Three threads are created per remote node. One thread issues the ssh command which runs remoteosh, and two threads handle stdout and stderr from the remote process. This is potentially a lot of threads, but it is important to avoid blocking progress due to unconsumed input. The biggest cluster I use has 80 nodes, and osh works on this cluster without any problems, (this is with Python 2.4 on FC3).

Another approach to remote execution is to use the Python select module to manage I/O. However, remote execution relies on pickling, while select returns data that has arrived, regardless of pickled object boundaries. Getting select and pickling to work together is doable, and if the thread-based approach runs into trouble with bigger clusters, I may need to switch.

Possible future development

Osh API: Osh was designed for use from the command line. It's capabilities might be useful from a Python based shell such as IPython, or in straight Python code. For these situations, it would be nice to have an osh API.

Pipe objects to commands executing remotely: Currently, remote execution can return data but cannot accept data. I.e., osh ... ^ @flock [ ... ] ... is not supported. It might be useful to support piping objects to commands executing remotely.

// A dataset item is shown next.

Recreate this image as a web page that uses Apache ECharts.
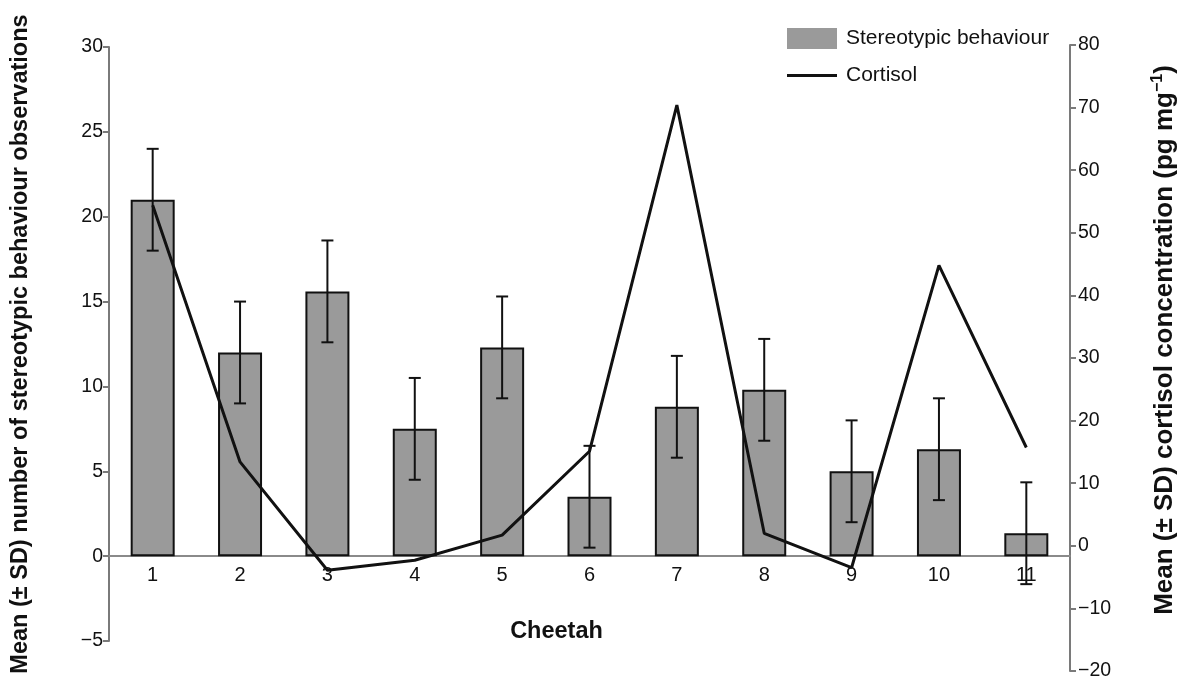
<!DOCTYPE html>
<html>
<head>
<meta charset="utf-8">
<script src="https://cdn.jsdelivr.net/npm/echarts@6/dist/echarts.min.js"></script>
<style>
html,body{margin:0;padding:0;background:#fff;}
#chart{width:1184px;height:681px;}
</style>
</head>
<body>
<div id="chart"></div>
<script>
const categories = ['1','2','3','4','5','6','7','8','9','10','11'];
const stereotypic = [21, 12, 15.6, 7.5, 12.3, 3.5, 8.8, 9.8, 5.0, 6.3, 1.35];
const stereotypicSD = [3, 3, 3, 3, 3, 3, 3, 3, 3, 3, 3];
const cortisol = [54.4, 13.4, -3.9, -2.3, 1.7, 15.1, 70.4, 2.0, -3.5, 44.8, 15.7];
const leftTicks = {min: -5, max: 30, interval: 5};
const rightTicks = {min: -20, max: 80, interval: 10};

const FONT = '"Liberation Sans", Arial, sans-serif';
const minusFmt = v => String(v).replace('-', '\u2212');
const errData = stereotypic.map((v, i) => [i, v, stereotypicSD[i]]);

const chart = echarts.init(document.getElementById('chart'), null, {renderer: 'canvas'});
chart.setOption({
  animation: false,
  textStyle: {fontFamily: FONT},
  grid: [
    {left: 109, right: 114, top: 47, bottom: 40, outerBoundsMode: 'none', containLabel: false},
    {left: 109, right: 114, top: 45, bottom: 10, outerBoundsMode: 'none', containLabel: false}
  ],
  legend: {
    orient: 'vertical', left: 787, top: 28, padding: 0,
    itemWidth: 50, itemHeight: 21, itemGap: 16,
    textStyle: {fontFamily: FONT, fontSize: 21, color: '#111', padding: [0, 0, 0, 4]},
    data: [
      {name: 'Stereotypic behaviour', icon: 'rect', itemStyle: {borderWidth: 0, color: '#9a9a9a'}},
      {name: 'Cortisol', icon: 'path://M0,0 L50,0 L50,3 L0,3 Z', itemStyle: {color: '#111', borderWidth: 0}}
    ]
  },
  xAxis: [
    {
      type: 'category', gridIndex: 0, data: categories, boundaryGap: true,
      position: 'bottom', offset: -85,
      axisLine: {onZero: false, lineStyle: {color: '#8a8a8a', width: 2}},
      axisTick: {show: false},
      axisLabel: {color: '#111', fontSize: 20, fontFamily: FONT, margin: 9},
      name: 'Cheetah', nameLocation: 'middle', nameGap: 64,
      nameTextStyle: {fontFamily: FONT, fontSize: 23.5, fontWeight: 'bold', color: '#111', padding: [0, 66, 0, 0]}
    },
    {
      type: 'category', gridIndex: 1, data: categories, boundaryGap: true, show: false
    }
  ],
  yAxis: [
    {
      type: 'value', gridIndex: 0, position: 'left',
      min: leftTicks.min, max: leftTicks.max, interval: leftTicks.interval,
      splitLine: {show: false},
      axisLine: {show: true, lineStyle: {color: '#7a7a7a', width: 2}},
      axisTick: {show: true, length: 6, lineStyle: {color: '#7a7a7a', width: 2}},
      axisLabel: {color: '#111', fontSize: 19.5, fontFamily: FONT, margin: 6, formatter: minusFmt},
      name: 'Mean (\u00b1 SD) number of stereotypic behaviour observations',
      nameLocation: 'middle', nameRotate: 90, nameGap: 76,
      nameTextStyle: {fontFamily: FONT, fontSize: 23.5, fontWeight: 'bold', color: '#111'}
    },
    {
      type: 'value', gridIndex: 1, position: 'right',
      min: rightTicks.min, max: rightTicks.max, interval: rightTicks.interval,
      splitLine: {show: false},
      axisLine: {show: true, onZero: false, lineStyle: {color: '#7a7a7a', width: 2}},
      axisTick: {show: true, length: 6, lineStyle: {color: '#7a7a7a', width: 2}},
      axisLabel: {color: '#111', fontSize: 19.5, fontFamily: FONT, margin: 8, formatter: minusFmt},
      name: '{t|Mean (\u00b1 SD) cortisol concentration (pg mg}{s|\u22121}{t|)}',
      nameLocation: 'middle', nameRotate: 90, nameGap: 80,
      nameTextStyle: {
        fontFamily: FONT, fontSize: 26, fontWeight: 'bold', color: '#111',
        padding: [0, 0, 0, 36],
        rich: {
          t: {fontFamily: FONT, fontSize: 26, fontWeight: 'bold', color: '#111'},
          s: {fontFamily: FONT, fontSize: 16, fontWeight: 'bold', color: '#111', verticalAlign: 'top', padding: [0, 0, 14, 0]}
        }
      }
    }
  ],
  series: [
    {
      name: 'Stereotypic behaviour', type: 'bar', xAxisIndex: 0, yAxisIndex: 0,
      data: stereotypic, barWidth: 44,
      itemStyle: {color: '#9a9a9a', borderColor: '#111', borderWidth: 2}
    },
    {
      type: 'custom', xAxisIndex: 0, yAxisIndex: 0, data: errData,
      encode: {x: 0, y: 1}, z: 3,
      renderItem: function (params, api) {
        const x = api.value(0), m = api.value(1), sd = api.value(2);
        const top = api.coord([x, m + sd]);
        const bot = api.coord([x, m - sd]);
        const cw = 6;
        const st = {stroke: '#111', lineWidth: 2};
        return {
          type: 'group',
          children: [
            {type: 'line', shape: {x1: top[0], y1: top[1], x2: bot[0], y2: bot[1]}, style: st},
            {type: 'line', shape: {x1: top[0] - cw, y1: top[1], x2: top[0] + cw, y2: top[1]}, style: st},
            {type: 'line', shape: {x1: bot[0] - cw, y1: bot[1], x2: bot[0] + cw, y2: bot[1]}, style: st}
          ]
        };
      }
    },
    {
      name: 'Cortisol', type: 'line', xAxisIndex: 1, yAxisIndex: 1,
      data: cortisol, symbol: 'none', z: 5,
      lineStyle: {color: '#111', width: 3}, itemStyle: {color: '#111'}
    }
  ]
});
</script>
</body>
</html>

Support for other databases: The osh.sql module is constructed on top of a class named DBType. Each database system supported by osh needs a DBType subclass (providing the methods connect, run_query and run_update). Currently, only Postgresql is supported. It would be easy to write DBTypes for other database systems.

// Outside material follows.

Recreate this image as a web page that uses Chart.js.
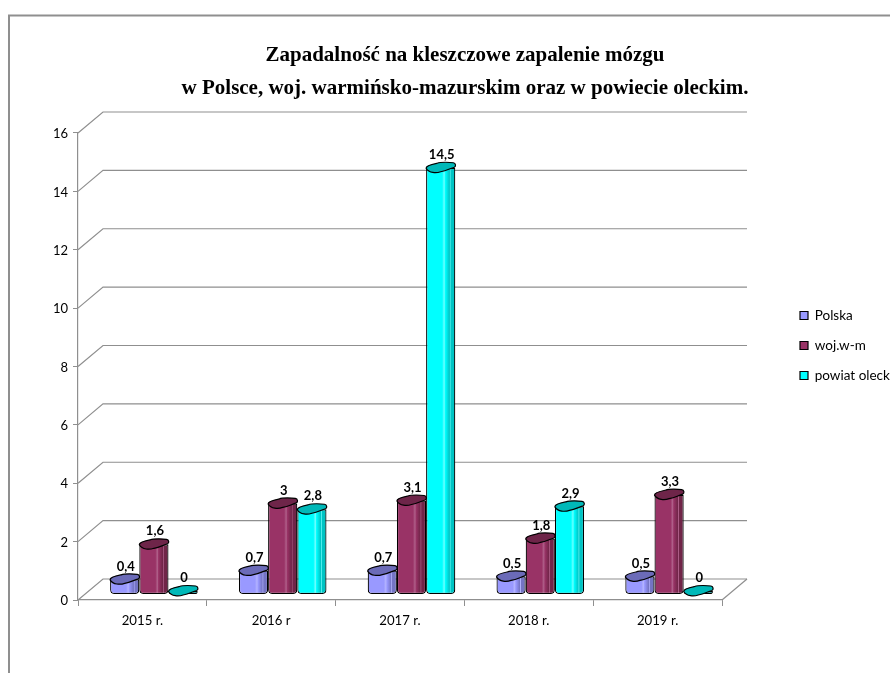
<!DOCTYPE html>
<html>
<head>
<meta charset="utf-8">
<style>
  html, body { margin: 0; padding: 0; background: #fff; }
  #wrap { width: 890px; height: 673px; }
</style>
<script src="https://cdn.jsdelivr.net/npm/chart.js@4"></script>
</head>
<body>
<div id="wrap"><canvas id="myChart" width="890" height="673"></canvas></div>
<script>
var lata = ["2015 r.", "2016 r", "2017 r.", "2018 r.", "2019 r."];
var polska = [0.4, 0.7, 0.7, 0.5, 0.5];
var wojWm = [1.6, 3, 3.1, 1.8, 3.3];
var powiatOlecki = [0, 2.8, 14.5, 2.9, 0];
var tytul = [
  "Zapadalność na kleszczowe zapalenie mózgu",
  "w Polsce, woj. warmińsko-mazurskim oraz w powiecie oleckim."
];

// kolory walca: lewa strona, pasek, prawa strona, gora
var palety = [
  { main: "#9999ff", light: "#b4b4ff", dark: "#7474c4", top: "#6b6bb8" },
  { main: "#993366", light: "#b0608a", dark: "#702548", top: "#6e2549" },
  { main: "#00ffff", light: "#70ffff", dark: "#00c4c4", top: "#00b8b8" }
];

// przesuniecie tylnej sciany i slupkow wzgledem osi
var WALL_X = 25, WALL_Y = 21;
var BAR_X = 11.5, BAR_Y = 9;
var GREY = "#8f8f8f";

// nierowna gora walca, jak w oryginale
function blob(c, x, y, w) {
  var L = x - w / 2, R = x + w / 2;
  c.beginPath();
  c.moveTo(L, y + 0.5);
  c.bezierCurveTo(L, y - 2.5, x - w * 0.3, y - 3.5, x - w * 0.12, y - 4.5);
  c.bezierCurveTo(x, y - 6, R - 5, y - 5.5, R - 2, y - 5);
  c.bezierCurveTo(R + 0.5, y - 4.5, R + 1, y - 1.5, R - 1, y - 0.5);
  c.bezierCurveTo(x + w * 0.3, y + 1, x + w * 0.2, y + 3, x, y + 4);
  c.bezierCurveTo(x - w * 0.15, y + 5.5, L + 3, y + 5.5, L, y + 0.5);
  c.closePath();
}

var depth3d = {
  id: "depth3d",
  beforeInit: function (chart) {
    var fit = chart.legend.fit;
    chart.legend.fit = function () {
      fit.call(this);
      this.width = 168;
    };
  },
  afterLayout: function (chart) {
    // legenda stoi dalej w prawo i wyzej niz domyslnie
    chart.legend.left = 783.5;
    chart.legend.top = 133 - 21;
    chart.legend.bottom = 600 - 21;
  },
  beforeDatasetsDraw: function (chart) {
    var c = chart.ctx, a = chart.chartArea, y = chart.scales.y;
    c.save();
    c.strokeStyle = GREY;
    c.lineWidth = 1.2;
    y.ticks.forEach(function (t) {
      var py = y.getPixelForValue(t.value);
      c.beginPath();
      c.moveTo(a.left, py);
      c.lineTo(a.left + WALL_X, py - WALL_Y);
      c.lineTo(a.right + WALL_X, py - WALL_Y);
      c.stroke();
    });
    // prawa krawedz podlogi
    var p0 = y.getPixelForValue(0);
    c.beginPath();
    c.moveTo(a.right, p0);
    c.lineTo(a.right + WALL_X, p0 - WALL_Y);
    c.stroke();
    c.restore();
  },
  // slupki rysujemy same, zeby kolejnosc byla 0,1,2 (pozniejszy na wierzchu)
  beforeDatasetDraw: function () {
    return false;
  },
  afterDatasetsDraw: function (chart) {
    var c = chart.ctx;
    chart.data.datasets.forEach(function (ds, i) {
      var meta = chart.getDatasetMeta(i);
      var pal = palety[i];
      meta.data.forEach(function (el) {
        var left = el.x - el.width / 2;
        var g = c.createLinearGradient(left, 0, left + el.width, 0);
        g.addColorStop(0, pal.main);
        g.addColorStop(0.55, pal.main);
        g.addColorStop(0.62, pal.light);
        g.addColorStop(0.66, pal.main);
        g.addColorStop(0.8, pal.dark);
        g.addColorStop(0.82, pal.light);
        g.addColorStop(0.85, pal.dark);
        g.addColorStop(1, pal.dark);
        el.options = Object.assign({}, el.options, { backgroundColor: g });
      });
      c.save();
      c.translate(BAR_X, -BAR_Y);
      meta.controller.draw();
      // gora walca
      meta.data.forEach(function (el) {
        blob(c, el.x, el.y, el.width);
        c.fillStyle = pal.top;
        c.fill();
        c.lineWidth = 1.2;
        c.strokeStyle = "#000";
        c.stroke();
      });
      c.restore();
    });
    // etykiety wartosci
    c.save();
    c.font = "bold 13px Lato";
    c.fillStyle = "#000";
    c.textAlign = "center";
    c.textBaseline = "middle";
    chart.data.datasets.forEach(function (ds, i) {
      chart.getDatasetMeta(i).data.forEach(function (el, k) {
        var label = String(ds.data[k]).replace(".", ",");
        c.fillText(label, el.x + BAR_X + 1, el.y - 22);
      });
    });
    c.restore();
  },
  afterDraw: function (chart) {
    // ramka wykresu
    var c = chart.ctx;
    c.save();
    c.strokeStyle = GREY;
    c.lineWidth = 2;
    c.beginPath();
    c.moveTo(9, 673);
    c.lineTo(9, 15.5);
    c.lineTo(890, 15.5);
    c.stroke();
    c.restore();
  }
};

function barDataset(label, data, color) {
  return {
    label: label,
    data: data,
    backgroundColor: color,
    borderColor: "#000",
    borderWidth: 1.2,
    borderSkipped: false,
    borderRadius: { topLeft: 0, topRight: 0, bottomLeft: 4, bottomRight: 4 },
    base: -0.1,
    categoryPercentage: 0.68,
    barPercentage: 1
  };
}

new Chart(document.getElementById("myChart").getContext("2d"), {
  type: "bar",
  data: {
    labels: lata,
    datasets: [
      barDataset("Polska", polska, palety[0].main),
      barDataset("woj.w-m", wojWm, palety[1].main),
      barDataset("powiat oleck", powiatOlecki, palety[2].main)
    ]
  },
  options: {
    responsive: false,
    animation: false,
    layout: { padding: { left: 40, right: 0, top: 0, bottom: 0 } },
    plugins: {
      tooltip: { enabled: false },
      title: {
        display: true,
        text: tytul,
        color: "#000",
        font: { family: "Liberation Serif", size: 21, weight: "bold", lineHeight: 1.571 },
        padding: { top: 39, bottom: 28 }
      },
      legend: {
        position: "right",
        labels: {
          color: "#000",
          font: { family: "Lato", size: 13.5 },
          boxWidth: 8,
          boxHeight: 8,
          padding: 16.5
        }
      }
    },
    scales: {
      x: {
        afterFit: function (scale) { scale.height = 73; },
        border: { color: GREY, width: 1.2 },
        grid: { drawOnChartArea: false, color: GREY, tickLength: 6 },
        ticks: { color: "#000", font: { family: "Lato", size: 13.2 }, padding: 7 }
      },
      y: {
        min: 0,
        max: 16,
        afterFit: function (scale) { scale.width = 38; },
        border: { color: GREY, width: 1.2 },
        grid: { drawOnChartArea: false, color: GREY, tickLength: 5 },
        ticks: { stepSize: 2, color: "#000", font: { family: "Lato", size: 13 }, padding: 5, labelOffset: 1 }
      }
    }
  },
  plugins: [depth3d]
});
</script>
</body>
</html>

Support for other operating systems and shells: Osh has been developed on Linux, using the bash shell. Porting to other shells may be tricky due to overlaps between osh tokens and tokens interpreted by other shells. Porting to other UNIX-like operating systems should not be difficult, although the process module is based on the /proc filesystem, (e.g., OSX does not have /proc). Using vmstat output is another possibility, but that also varies from among UNIXes. Porting to Windows is more difficult because of reliance on the popen2 module, which is not fully supported on Windows.

Conclusion

I developed osh to support my own work at Archivas, contributing to the development of the ArC cluster, a storage system for very large archives. I started using cssh, but found it unwieldy when working with clusters containing more than 9 nodes. I also wanted something that would aggregate output from across the cluster. Not finding anything suitable, I wrote osh. Features and commands have been added as needed to support my work on ArC.

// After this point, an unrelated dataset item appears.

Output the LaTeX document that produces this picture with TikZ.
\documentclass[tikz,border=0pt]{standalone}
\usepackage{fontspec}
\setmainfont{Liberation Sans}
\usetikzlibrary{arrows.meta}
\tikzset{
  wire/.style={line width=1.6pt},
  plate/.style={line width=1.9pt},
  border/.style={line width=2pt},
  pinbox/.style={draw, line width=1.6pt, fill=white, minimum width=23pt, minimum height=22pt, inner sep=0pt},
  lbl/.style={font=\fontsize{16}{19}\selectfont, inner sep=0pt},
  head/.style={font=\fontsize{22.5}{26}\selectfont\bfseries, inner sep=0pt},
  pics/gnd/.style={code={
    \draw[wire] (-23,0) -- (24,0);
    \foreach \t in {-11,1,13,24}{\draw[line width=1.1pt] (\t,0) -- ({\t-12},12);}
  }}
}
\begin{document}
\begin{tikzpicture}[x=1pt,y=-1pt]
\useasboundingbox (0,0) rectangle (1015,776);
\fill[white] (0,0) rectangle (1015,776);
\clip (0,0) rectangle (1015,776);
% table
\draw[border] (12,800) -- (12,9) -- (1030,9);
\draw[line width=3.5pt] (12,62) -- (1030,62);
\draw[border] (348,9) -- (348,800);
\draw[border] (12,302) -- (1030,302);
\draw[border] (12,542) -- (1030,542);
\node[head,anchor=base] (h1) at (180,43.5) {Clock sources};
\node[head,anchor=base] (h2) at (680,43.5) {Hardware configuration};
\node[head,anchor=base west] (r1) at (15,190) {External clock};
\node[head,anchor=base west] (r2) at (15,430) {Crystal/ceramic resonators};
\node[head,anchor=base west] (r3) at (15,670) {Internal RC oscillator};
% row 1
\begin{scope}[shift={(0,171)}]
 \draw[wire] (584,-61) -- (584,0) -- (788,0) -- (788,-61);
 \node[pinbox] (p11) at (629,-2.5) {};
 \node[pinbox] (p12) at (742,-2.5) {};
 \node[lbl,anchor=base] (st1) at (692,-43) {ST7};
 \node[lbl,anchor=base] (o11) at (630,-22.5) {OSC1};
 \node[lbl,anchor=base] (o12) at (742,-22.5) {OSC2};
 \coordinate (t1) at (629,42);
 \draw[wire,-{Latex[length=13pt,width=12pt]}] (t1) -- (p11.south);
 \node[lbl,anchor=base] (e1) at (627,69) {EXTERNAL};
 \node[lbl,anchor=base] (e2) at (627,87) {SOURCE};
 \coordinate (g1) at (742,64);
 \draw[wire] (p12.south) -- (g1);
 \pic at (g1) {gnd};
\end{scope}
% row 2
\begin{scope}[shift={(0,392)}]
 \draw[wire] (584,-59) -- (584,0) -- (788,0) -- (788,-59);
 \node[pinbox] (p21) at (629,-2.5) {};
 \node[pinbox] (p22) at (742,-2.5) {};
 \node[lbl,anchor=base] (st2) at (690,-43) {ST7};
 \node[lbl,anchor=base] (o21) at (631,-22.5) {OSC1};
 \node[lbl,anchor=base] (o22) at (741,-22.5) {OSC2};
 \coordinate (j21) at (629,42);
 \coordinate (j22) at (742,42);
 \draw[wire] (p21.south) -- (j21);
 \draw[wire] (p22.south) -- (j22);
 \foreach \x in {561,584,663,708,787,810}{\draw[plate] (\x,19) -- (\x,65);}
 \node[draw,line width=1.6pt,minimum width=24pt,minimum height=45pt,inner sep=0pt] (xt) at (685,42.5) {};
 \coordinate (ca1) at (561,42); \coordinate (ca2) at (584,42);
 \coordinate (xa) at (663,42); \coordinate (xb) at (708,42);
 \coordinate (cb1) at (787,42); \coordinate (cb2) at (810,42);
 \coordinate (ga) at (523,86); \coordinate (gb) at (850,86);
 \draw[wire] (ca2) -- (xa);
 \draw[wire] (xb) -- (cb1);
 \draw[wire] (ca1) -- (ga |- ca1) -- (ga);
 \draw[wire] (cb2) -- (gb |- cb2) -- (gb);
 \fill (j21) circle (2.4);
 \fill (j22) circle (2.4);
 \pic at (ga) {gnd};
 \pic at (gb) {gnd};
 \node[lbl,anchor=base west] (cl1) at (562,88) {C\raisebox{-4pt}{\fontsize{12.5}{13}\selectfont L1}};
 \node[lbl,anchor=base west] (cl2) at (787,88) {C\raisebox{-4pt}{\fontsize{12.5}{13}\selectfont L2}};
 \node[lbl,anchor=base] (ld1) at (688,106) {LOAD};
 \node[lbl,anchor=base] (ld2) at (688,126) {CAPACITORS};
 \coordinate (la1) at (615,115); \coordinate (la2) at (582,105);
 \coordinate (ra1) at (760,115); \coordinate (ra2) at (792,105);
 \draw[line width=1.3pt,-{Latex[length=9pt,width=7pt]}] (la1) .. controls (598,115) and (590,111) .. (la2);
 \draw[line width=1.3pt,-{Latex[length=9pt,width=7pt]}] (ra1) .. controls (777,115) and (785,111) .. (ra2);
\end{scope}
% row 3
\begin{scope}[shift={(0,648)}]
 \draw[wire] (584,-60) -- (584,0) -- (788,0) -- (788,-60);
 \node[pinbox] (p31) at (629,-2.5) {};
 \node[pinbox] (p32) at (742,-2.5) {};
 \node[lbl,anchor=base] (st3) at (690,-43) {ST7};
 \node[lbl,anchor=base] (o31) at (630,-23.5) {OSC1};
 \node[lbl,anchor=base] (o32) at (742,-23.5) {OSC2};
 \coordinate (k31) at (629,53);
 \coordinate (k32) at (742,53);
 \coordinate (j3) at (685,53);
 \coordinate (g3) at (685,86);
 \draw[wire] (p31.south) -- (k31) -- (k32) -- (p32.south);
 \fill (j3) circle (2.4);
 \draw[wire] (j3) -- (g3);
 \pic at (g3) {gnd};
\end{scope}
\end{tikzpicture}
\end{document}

Since May 2005, I've been using osh as my only tool for working on clusters. Often, all I need to do is to run a remote command on all nodes and view output. I do that using this shell script:

    #!/bin/sh
    cluster=$1
    shift
    osh @$cluster [ sh "$*" ] $
If that's all I needed, then osh would have been overkill. But other common usages include:

I've also found osh extremely useful for analyzing data. I'll often run tests that run for hours or days, collecting from all nodes log files, and output from tools such as vmstat and iostat. osh has proven useful for extracting data of interest, reducing the data volume, and producing CSV output, which can then be graphed.